Factory quote questions to send
- What fabric weight in oz and GSM are you quoting, and is the material greige, natural unbleached, bleached, dyed, washed, recycled-content, or certified organic cotton?
- Is the quoted fabric in stock, or does it require weaving, dyeing, washing, printing pretreatment, special finishing, or separate certification documentation before cutting?
- Does the finished size refer to laid-flat outside dimensions, sewn outside dimensions, or usable inside space, and what tolerance applies after sewing and pressing?
- After reviewing our insert dimensions, insert weight, product thickness, and packed photo, what pouch size and construction do you recommend?
- What seam allowance, channel height, stitch type, stitch density, and thread specification are included in the quoted construction?
- Which print method is included, how many colors are included, and what setup, screen, plate, digital file, underbase, or repeat-order charges apply?
- What is the minimum printable line width and minimum readable text height on the selected cotton fabric at the final artwork size?
- Can you provide a printed strike-off at actual size on the same fabric or closest available production fabric before the pre-production sample?
- What cord material, diameter, construction, color standard, finished length, knot style, and end treatment are included in the quoted price?
- Does the MOQ apply per total order, per pouch size, per fabric color, per cord color, per artwork, per label, or per packing method?
Quality-control points to confirm
- Finished pouch size should normally stay within plus or minus 5 mm for small pouches and plus or minus 10 mm for larger drawstring bags unless tighter tolerances are agreed in writing.
- Usable inside space should be checked separately from outside size, especially when the pouch must fit a rigid insert, jar, box, bottle, component, or multi-item sample kit.
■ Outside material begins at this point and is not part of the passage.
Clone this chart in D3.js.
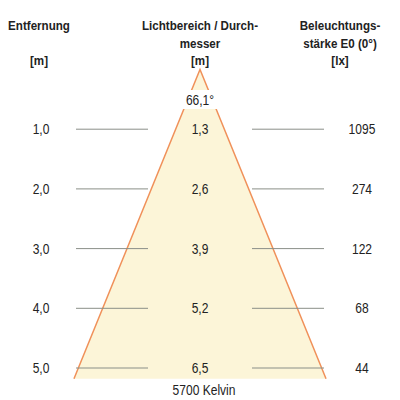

- Print placement should be measured from fixed sewn edges such as the top finished edge, side seam, bottom seam, or channel seam; common tolerance is plus or minus 3 mm to 5 mm depending on pouch size and manual handling.
- Logo color should be checked against the approved Pantone reference, ink drawdown, printed strike-off, or sealed sample under consistent lighting, especially on natural cotton where fabric shade affects ink appearance.
- Printed artwork should be inspected for pinholes, smudging, blurred edges, registration shift, uneven ink deposit, visible transfer edges, scorching, dye migration, and poor curing.
- Print adhesion should pass an agreed dry rub check and reasonable scratch or tape check after the supplier's stated curing time; water-based ink should not feel tacky before packing.
- Side seams and bottom seams should show even stitch density, no open seams, no skipped stitches, no broken threads, no excessive puckering beyond the approved sample, and no loose thread tails on the visible face.
- The drawstring channel should be wide enough for the selected cord or tape to move smoothly after filling, with no tearing, tight jamming, or fraying at channel openings.
- Cord ends should be secure and consistent; knots should not pull through the channel, unravel, or create excessive bulk that damages packing efficiency.
- Natural cotton defects should be classified before production: minor seed specks and light slubs may be acceptable, but holes, oil stains, dirty marks, broken yarns, heavy weaving bars, and prominent colored contamination should not pass.